In JAMA Network Open, authors describe how the all-cause mortality rate in China increased after the nation lifted its "zero COVID" policy, resulting in an estimated 1.87 million excess deaths during the first 2 months following the end of the policy.
The study was based on obituary reports of employees at three major Chinese universities in December 2022 to January 2023, and the authors built a model that took the relative increase in mortality in Beijing and Heilongjiang and extrapolated it to the rest of China.
Far more deaths than officially noted
Using the model, the researchers estimated 1.87 million excess deaths (95% confidence interval [CI], 0.71 million to 4.43 million; 1.33 per 1,000 population) among people 30 years and older.

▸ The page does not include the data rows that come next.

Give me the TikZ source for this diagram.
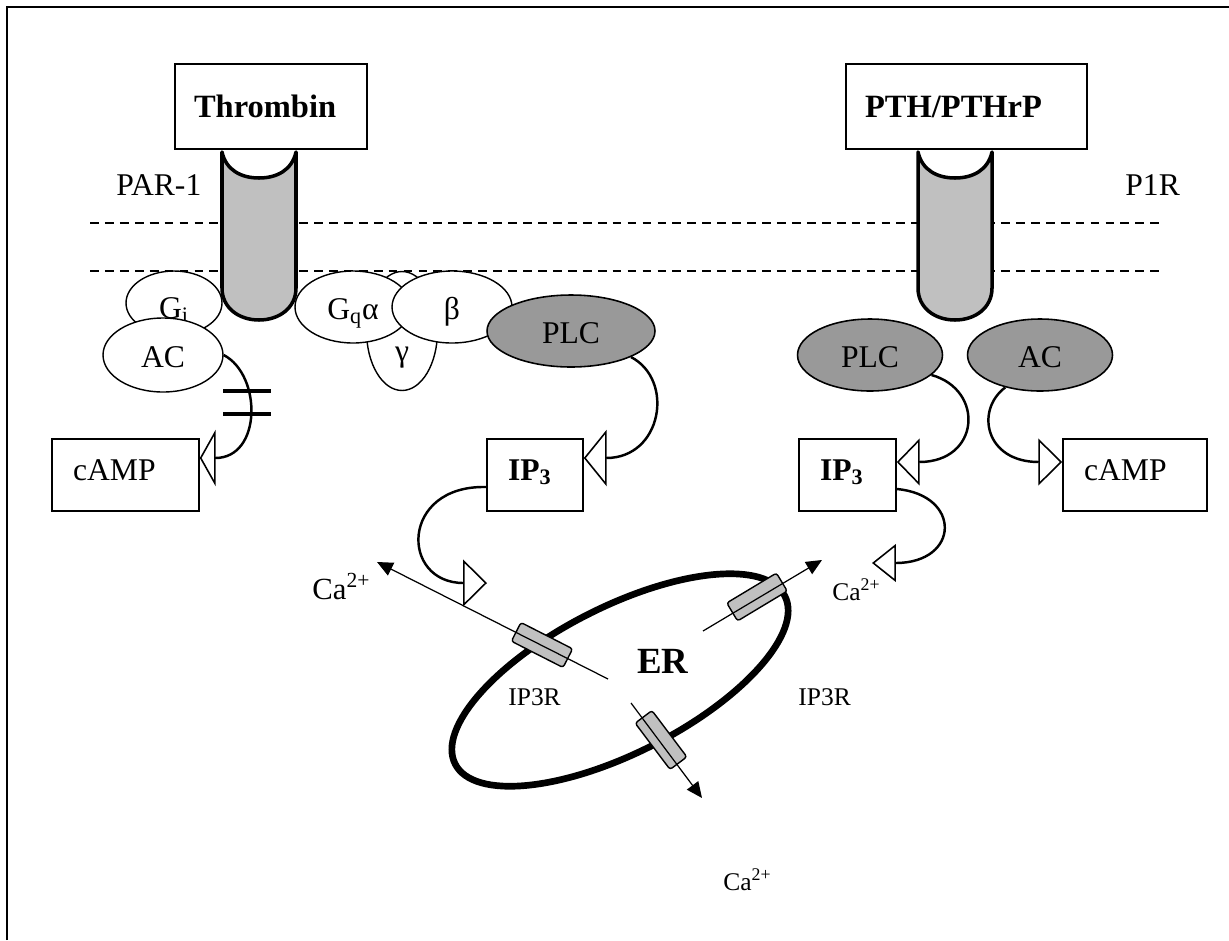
\documentclass[tikz,border=0pt]{standalone}
\usepackage{fontspec}
\setmainfont{Liberation Serif}
\usetikzlibrary{shapes.geometric,arrows.meta}

\definecolor{receptorgray}{HTML}{C0C0C0}
\definecolor{enzymegray}{HTML}{999999}

\begin{document}
\begin{tikzpicture}[x=0.02cm, y=-0.02cm]
    % Styles
    \tikzstyle{bigtext} = [font=\fontsize{18}{21}\selectfont]
    \tikzstyle{smalltext} = [font=\fontsize{14.5}{17}\selectfont]
    \tikzstyle{freetext} = [inner sep=0pt, anchor=base west]
    \tikzstyle{ligand} = [rectangle, draw, line width=1.1pt, align=left,
        inner xsep=0.38cm, minimum height=1.7cm, font=\fontsize{18.5}{21}\selectfont\bfseries]
    \tikzstyle{molbox} = [rectangle, draw, line width=0.9pt, align=left,
        inner xsep=0.42cm, minimum height=1.44cm, text height=0.2cm, text depth=0cm, bigtext]
    \tikzstyle{subunit} = [ellipse, draw, fill=white, line width=0.8pt, inner sep=0pt,
        text height=0.48cm, text depth=0cm, bigtext]
    \tikzstyle{enzyme} = [ellipse, draw, fill=enzymegray, line width=0.9pt, inner sep=0pt,
        text height=0.48cm, text depth=0cm, bigtext]
    \tikzstyle{channel} = [rectangle, draw, fill=receptorgray, rounded corners=1.5pt,
        line width=0.8pt, minimum width=1.16cm, minimum height=0.42cm, inner sep=0pt]
    \tikzstyle{membrane} = [line width=0.6pt, dash pattern=on 5pt off 3.5pt]
    \tikzstyle{release} = [line width=0.7pt, -{Triangle[length=9pt, width=8pt]}]
    \tikzset{activate/.style 2 args={line width=1.4pt,
        -{Triangle[open, length=#1, width=#2, line width=0.9pt]}}}

    \useasboundingbox (0,0) rectangle (1229,940);

    % Frame
    \draw [line width=1.7pt] (7,940) -- (7,7) -- (1229,7);

    % === Membrane ===
    \foreach \y in {223,271}
        \draw [membrane] (90,\y) -- (1160,\y);

    % Receptors
    \foreach \cx in {259,955}
        \draw [line width=2pt, line join=round, fill=receptorgray] ({\cx-37},152) -- ({\cx-37},288)
            .. controls ({\cx-37},308) and ({\cx-20},320) .. (\cx,320)
            .. controls ({\cx+20},320) and ({\cx+37},308) .. ({\cx+37},288)
            -- ({\cx+37},152)
            .. controls ({\cx+33},170) and ({\cx+18},178) .. (\cx,178)
            .. controls ({\cx-18},178) and ({\cx-33},170) .. cycle;

    % Ligands
    \node [ligand, text width=3.08cm] (thrombin) at (271,106.5) {Thrombin};
    \node [ligand, text width=4.06cm] (pthrp) at (966.5,106.5) {PTH/PTHrP};

    \node [freetext, bigtext] (par1) at (116,195) {PAR-1};
    \node [freetext, bigtext] (p1r) at (1125,195) {P1R};

    % === LEFT: G proteins ===
    \node [subunit, minimum width=1.42cm, minimum height=2.38cm,
        label={[bigtext, yshift=-0.54cm]center:γ}] (ggamma) at (402,331) {};
    \node [subunit, minimum width=2.32cm, minimum height=1.44cm] (gqalpha) at (353,307) {G\textsubscript{q}α};
    \node [subunit, minimum width=2.4cm, minimum height=1.44cm] (gbeta) at (452,307) {β};
    \node [enzyme, minimum width=3.36cm, minimum height=1.44cm] (plcleft) at (571,331) {PLC};

    \node [subunit, minimum width=1.92cm, minimum height=1.28cm, text height=0.6cm] (gi) at (174,303) {G\textsubscript{i}};
    \node [subunit, minimum width=2.4cm, minimum height=1.48cm] (acleft) at (163,355) {AC};

    % === RIGHT: effectors ===
    \node [enzyme, minimum width=2.9cm, minimum height=1.44cm] (plcright) at (870,355) {PLC};
    \node [enzyme, minimum width=2.9cm, minimum height=1.44cm] (acright) at (1040,355) {AC};

    % Second messengers
    \node [molbox, text width=2.1cm] (campleft) at (125.5,475) {cAMP};
    \node [molbox, text width=1.08cm] (ipleft) at (535,475) {\textbf{IP\textsubscript{3}}};
    \node [molbox, text width=1.1cm] (ipright) at (847.5,475) {\textbf{IP\textsubscript{3}}};
    \node [molbox, text width=2.04cm] (campright) at (1135,475) {cAMP};

    % === ARROWS: signalling ===
    \draw [activate={9pt}{32pt}] (acleft.east) .. controls (262,375) and (262,458)
        .. ([yshift=0.34cm]campleft.east);
    \foreach \y in {391,414}
        \draw [line width=2pt] (223,\y) -- (271,\y);

    \draw [activate={13pt}{32pt}] (plcleft.south east) .. controls (675,380) and (662,458)
        .. ([yshift=0.34cm]ipleft.east);

    \coordinate (iptipleft) at (487,583);
    \draw [activate={13.6pt}{26.6pt}] ([yshift=-0.24cm]ipleft.west) .. controls (400,485) and (400,583)
        .. (iptipleft);

    \draw [activate={13pt}{26.6pt}] (plcright.-18) .. controls (985,390) and (980,462)
        .. ([yshift=0.26cm]ipright.east);
    \draw [activate={13.6pt}{26.6pt}] (acright.-137) .. controls (975,410) and (985,462)
        .. ([yshift=0.26cm]campright.west);

    \coordinate (iptipright) at (872,563);
    \draw [activate={13.6pt}{21.5pt}] ([yshift=-0.28cm]ipright.east) .. controls (962,495) and (960,563)
        .. (iptipright);

    % === ER ===
    \draw [line width=3.8pt, rotate around={27:(620,680)}] (620,680) ellipse [x radius=185, y radius=73];

    \node [channel, rotate=-27] (chleft) at (542,645) {};
    \node [channel, rotate=31] (chright) at (757,597) {};
    \node [channel, rotate=-53] (chbottom) at (661,740) {};

    \coordinate (inleft) at (608,679);
    \coordinate (outleft) at (377,562);
    \coordinate (inright) at (703,631);
    \coordinate (outright) at (822,560);
    \coordinate (inbottom) at (631,703);
    \coordinate (outbottom) at (702,798);
    \draw [release] (inleft) -- (outleft);
    \draw [release] (inright) -- (outright);
    \draw [release] (inbottom) -- (outbottom);

    % Labels
    \node [freetext, font=\fontsize{21}{24}\selectfont\bfseries] (er) at (637,673) {ER};
    \node [freetext, smalltext] (iprleft) at (508,705) {IP3R};
    \node [freetext, smalltext] (iprright) at (798,705) {IP3R};
    \node [freetext, font=\fontsize{17.5}{20}\selectfont] (caleft) at (312,599) {Ca\textsuperscript{2+}};
    \node [freetext, smalltext] (caright) at (832,600) {Ca\textsuperscript{2+}};
    \node [freetext, smalltext] (cabottom) at (723,890) {Ca\textsuperscript{2+}};

\end{tikzpicture}
\end{document}
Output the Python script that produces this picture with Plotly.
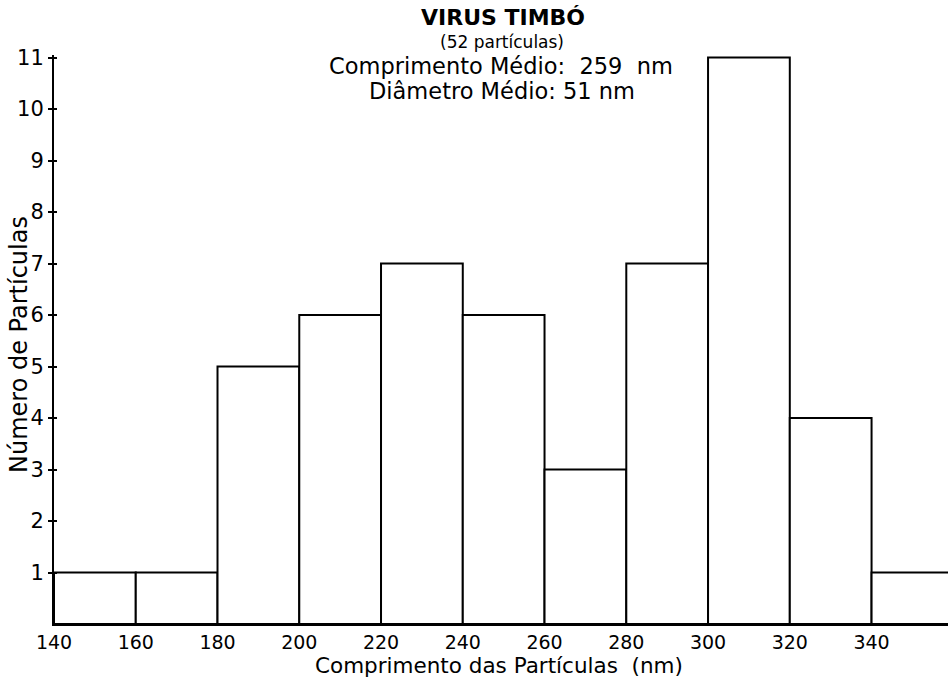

Among those deaths in Beijing, 76% (95% CI, 65% to 84%) were men, and 80% (95% CI, 70% to 87%) were 85 years and older. Death counts peaked in the fourth week of December 2022.
"The number of deaths in universities in Beijing showed a substantial increase compared with expected deaths, with a rise of 403% (95% CI, 351% to 461%) and 56% (95% CI, 41% to 73%) during December 2022 and January 2023," the authors wrote.
The authors acknowledge their estimate far exceeds what China reported, which was 60,000 excess deaths in December 2022.